One of the main problems Microsoft had in the past was they had no idea what generated the alert or why it was deemed ‘suspicious’. The machine learning algorithm can tell you exactly why it ranks something as a high-priority anomalous. Instead of analysts being overwhelmed by contextual information, they can immediately focus on what is going on and what the correlating factors are.

So, now we know why they use machine learning, but how exactly have they put it into practice? Russinovich gave two examples in his presentation - DevOps anomalies and Geo-Anomaly Detection.

Machine Learning Algorithms

First up is DevOps anomalies, which means infrastructure. Machine learning is used to identify rogue users, users that have been compromised or a service account that has been hacked. Microsoft needs to know when these accounts are performing unusual operations.

This is done by taking all the data from Microsoft’s logs and featurizing it. For example, a typical event log has an operation, a correlation ID, a time of day, an API that was called and a target system that was interacted with. A model is built based on this data, with a real-time scoring system. The machine learning algorithm will process and flag anything deemed suspicious. Finally, there is an auto-triage system and report for the data analysts.

In his speech, Mark Russinovich gives a more detailed explanation of this algorithm, known as the Principal Component Analysis (PCA). He talks about how they find the vectors that capture the most variation in the data and why they use random projection. You can find this on the RSA Conference YouTube account.
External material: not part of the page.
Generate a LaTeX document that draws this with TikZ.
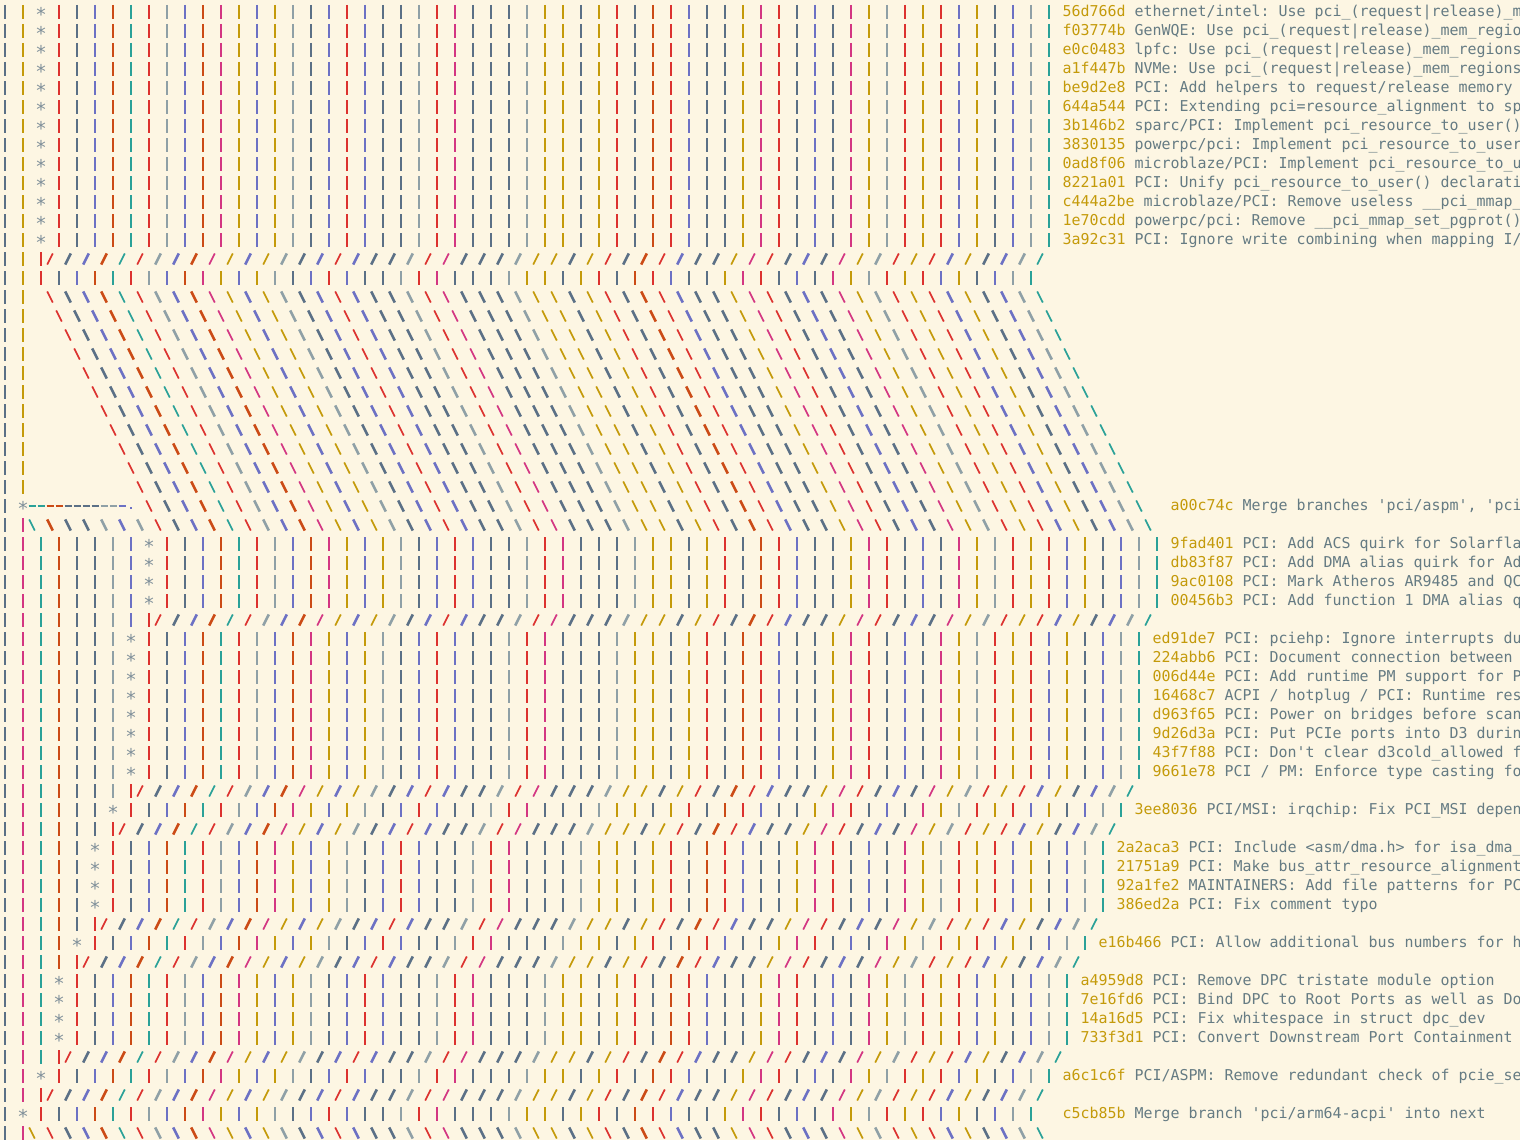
\documentclass[tikz,border=0pt]{standalone}
\usepackage{fontspec}
\newfontfamily\gitfont{DejaVu Sans Mono}
\definecolor{paper}{HTML}{FDF6E3}
\definecolor{slate}{HTML}{5B7086}
\definecolor{ash}{HTML}{8FA0A6}
\definecolor{amber}{HTML}{C49A0A}
\definecolor{crimson}{HTML}{DC322F}
\definecolor{iris}{HTML}{6C71C4}
\definecolor{rust}{HTML}{CB4B16}
\definecolor{jade}{HTML}{2AA198}
\definecolor{rose}{HTML}{D33682}
\definecolor{ink}{HTML}{657B83}
\definecolor{pebble}{HTML}{7F8F99}
\tikzset{
    lane/.style={draw=#1,wd #1},
    wd slate/.style={line width=2.6},
    wd ash/.style={line width=2.6},
    wd iris/.style={line width=2.6},
    wd rust/.style={line width=2.6},
    wd amber/.style={line width=1.7},
    wd crimson/.style={line width=1.7},
    wd jade/.style={line width=1.7},
    wd rose/.style={line width=1.7},
    commit/.style={text=pebble,font=\gitfont\fontsize{19}{19}\selectfont,inner sep=0,anchor=base},
    msg/.style={text=ink,font=\gitfont\fontsize{14.95}{19}\selectfont\frenchspacing,inner sep=0,anchor=base west}
}
\def\idcols{crimson,slate,iris,rust,jade,crimson,ash,iris,rust,rose,amber,iris,amber,ash,slate,iris,crimson,iris,slate,slate,ash,crimson,rose,slate,slate,slate,ash,amber,amber,slate,amber,crimson,slate,rust,crimson,iris,slate,slate,amber,rose,crimson,slate,iris,slate,rose,amber,ash,crimson,amber,crimson,iris,amber,slate,iris,ash,jade}
\def\pcols{rose,jade,rust,slate,slate,ash,iris,ash}
\newcommand\vbar[3]{\edef\lanedraw{\noexpand\draw[lane=#3]}\lanedraw ({5+9*(#1)},{5+19*(#2)}) -- ++(0,14);}
\newcommand\fwd[3]{\edef\lanedraw{\noexpand\draw[lane=#3]}\lanedraw ({2.2+9*(#1)},{17.5+19*(#2)}) -- ++(5.6,-11);}
\newcommand\bck[3]{\edef\lanedraw{\noexpand\draw[lane=#3]}\lanedraw ({2.2+9*(#1)},{6.5+19*(#2)}) -- ++(5.6,11);}
\newcommand\tail[3]{\foreach \cc [count=\m from 0] in \idcols {#3{#1+2*\m}{#2}{\cc}}}
\newcommand\head[2]{\vbar{0}{#1}{slate}\foreach \cc [count=\i from 0] in \pcols {\ifnum\i<#2\relax\vbar{2+2*\i}{#1}{\cc}\fi}}
\newcommand\msg[4]{\node[msg] (msg#1) at ({0.5+9*(#2)},{16.3+19*(#1)}) {\textcolor{amber}{#3} #4};}
\newcommand\commit[4]{\head{#1}{#2}\node[commit] (c#1) at ({5+9*(2+2*#2)},{21.1+19*(#1)}) {*};\tail{4+2*#2}{#1}{\vbar}\msg{#1}{116+2*#2}{#3}{#4}}
\newcommand\merge[2]{\head{#1}{#2}\vbar{2+2*#2}{#1}{crimson}\tail{3+2*#2}{#1}{\fwd}}
\begin{document}
\begin{tikzpicture}[x=1pt,y=-1pt]
\fill[paper] (0,0) rectangle (1520,1140);
\useasboundingbox (0,0) rectangle (1520,1140);
\clip (0,0) rectangle (1520,1140);
\begin{scope}
\def\pcols{amber}
\commit{0}{1}{56d766d}{ethernet/intel: Use pci\_(request|release)\_m}
\commit{1}{1}{f03774b}{GenWQE: Use pci\_(request|release)\_mem\_regio}
\commit{2}{1}{e0c0483}{lpfc: Use pci\_(request|release)\_mem\_regions}
\commit{3}{1}{a1f447b}{NVMe: Use pci\_(request|release)\_mem\_regions}
\commit{4}{1}{be9d2e8}{PCI: Add helpers to request/release memory}
\commit{5}{1}{644a544}{PCI: Extending pci=resource\_alignment to sp}
\commit{6}{1}{3b146b2}{sparc/PCI: Implement pci\_resource\_to\_user()}
\commit{7}{1}{3830135}{powerpc/pci: Implement pci\_resource\_to\_user}
\commit{8}{1}{0ad8f06}{microblaze/PCI: Implement pci\_resource\_to\_u}
\commit{9}{1}{8221a01}{PCI: Unify pci\_resource\_to\_user() declarati}
\commit{10}{1}{c444a2be}{microblaze/PCI: Remove useless \_\_pci\_mmap\_}
\commit{11}{1}{1e70cdd}{powerpc/pci: Remove \_\_pci\_mmap\_set\_pgprot()}
\commit{12}{1}{3a92c31}{PCI: Ignore write combining when mapping I/}
\merge{13}{1}
\head{14}{1}\tail{4}{14}{\vbar}
\foreach \r in {15,...,25}{\head{\r}{1}\tail{\r-10}{\r}{\bck}}
\end{scope}
\vbar{0}{26}{slate}
\node[commit] (c26) at ({5+9*2},{21.1+19*26}) {*};
\foreach \cc [count=\i from 3] in {jade,jade,rust,rust,slate,slate,slate,slate,ash,ash,iris}
    {\draw[draw=\cc,line width=2] ({1.5+9*\i},{12+19*26}) -- ++(7,0);}
\fill[iris] ({3.7+9*14},{12.5+19*26}) rectangle ++(2.6,2.6);
\tail{16}{26}{\bck}
\msg{26}{130}{a00c74c}{Merge branches 'pci/aspm', 'pci}
\vbar{0}{27}{slate}\vbar{2}{27}{rose}
\foreach \cc [count=\i from 0] in {jade,rust,slate,slate,ash,iris,ash}{\bck{3+2*\i}{27}{\cc}}
\tail{17}{27}{\bck}
\commit{28}{7}{9fad401}{PCI: Add ACS quirk for Solarfla}
\commit{29}{7}{db83f87}{PCI: Add DMA alias quirk for Ad}
\commit{30}{7}{9ac0108}{PCI: Mark Atheros AR9485 and QC}
\commit{31}{7}{00456b3}{PCI: Add function 1 DMA alias q}
\merge{32}{7}
\commit{33}{6}{ed91de7}{PCI: pciehp: Ignore interrupts du}
\commit{34}{6}{224abb6}{PCI: Document connection between}
\commit{35}{6}{006d44e}{PCI: Add runtime PM support for P}
\commit{36}{6}{16468c7}{ACPI / hotplug / PCI: Runtime res}
\commit{37}{6}{d963f65}{PCI: Power on bridges before scan}
\commit{38}{6}{9d26d3a}{PCI: Put PCIe ports into D3 durin}
\commit{39}{6}{43f7f88}{PCI: Don't clear d3cold\_allowed f}
\commit{40}{6}{9661e78}{PCI / PM: Enforce type casting fo}
\merge{41}{6}
\commit{42}{5}{3ee8036}{PCI/MSI: irqchip: Fix PCI\_MSI depen}
\merge{43}{5}
\commit{44}{4}{2a2aca3}{PCI: Include <asm/dma.h> for isa\_dma\_}
\commit{45}{4}{21751a9}{PCI: Make bus\_attr\_resource\_alignment}
\commit{46}{4}{92a1fe2}{MAINTAINERS: Add file patterns for PC}
\commit{47}{4}{386ed2a}{PCI: Fix comment typo}
\merge{48}{4}
\commit{49}{3}{e16b466}{PCI: Allow additional bus numbers for h}
\merge{50}{3}
\commit{51}{2}{a4959d8}{PCI: Remove DPC tristate module option}
\commit{52}{2}{7e16fd6}{PCI: Bind DPC to Root Ports as well as Do}
\commit{53}{2}{14a16d5}{PCI: Fix whitespace in struct dpc\_dev}
\commit{54}{2}{733f3d1}{PCI: Convert Downstream Port Containment}
\merge{55}{2}
\commit{56}{1}{a6c1c6f}{PCI/ASPM: Remove redundant check of pcie\_se}
\merge{57}{1}
\vbar{0}{58}{slate}
\node[commit] (c58) at ({5+9*2},{21.1+19*58}) {*};
\tail{4}{58}{\vbar}
\msg{58}{118}{c5cb85b}{Merge branch 'pci/arm64-acpi' into next}
\vbar{0}{59}{slate}\vbar{2}{59}{rose}\bck{3}{59}{amber}
\tail{5}{59}{\bck}
\end{tikzpicture}
\end{document}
The second example he used was for geo-anomaly detection. One of the easiest ways to determine if an account has been compromised is to look at suspicious data in their log-in patterns. This machine learning algorithm caches the last 10 locations of the user. If the location used is not on this list, it will challenge the user. If this turns out to be a false positive, the location will be added to the cache. According to Microsoft, the false positive rate is currently 0.001 percent.

But there were some problems that needed to be addressed, including company proxies, cellphone networks and holidays/travel. The solution was to create simple rules for determining suspicious log-ins and a machine learning approach for determining normal behaviour. This was done by incorporating the behaviour of similar users, travel heuristics and device familiarity requirements. The algorithm would flag the unexplainable remainder.


The difficult task for machine learning is that Microsoft is operating in a constantly changing environment. What looked normal a month ago, won’t necessarily look normal now and the machine learning algorithm must adapt.

It is also inevitable that cyber criminals will find a way to con machine learning and avoid detection. Russinovich describes it is as “a cat and mouse game” and says they will have to get more robust as more people begin using machine learning.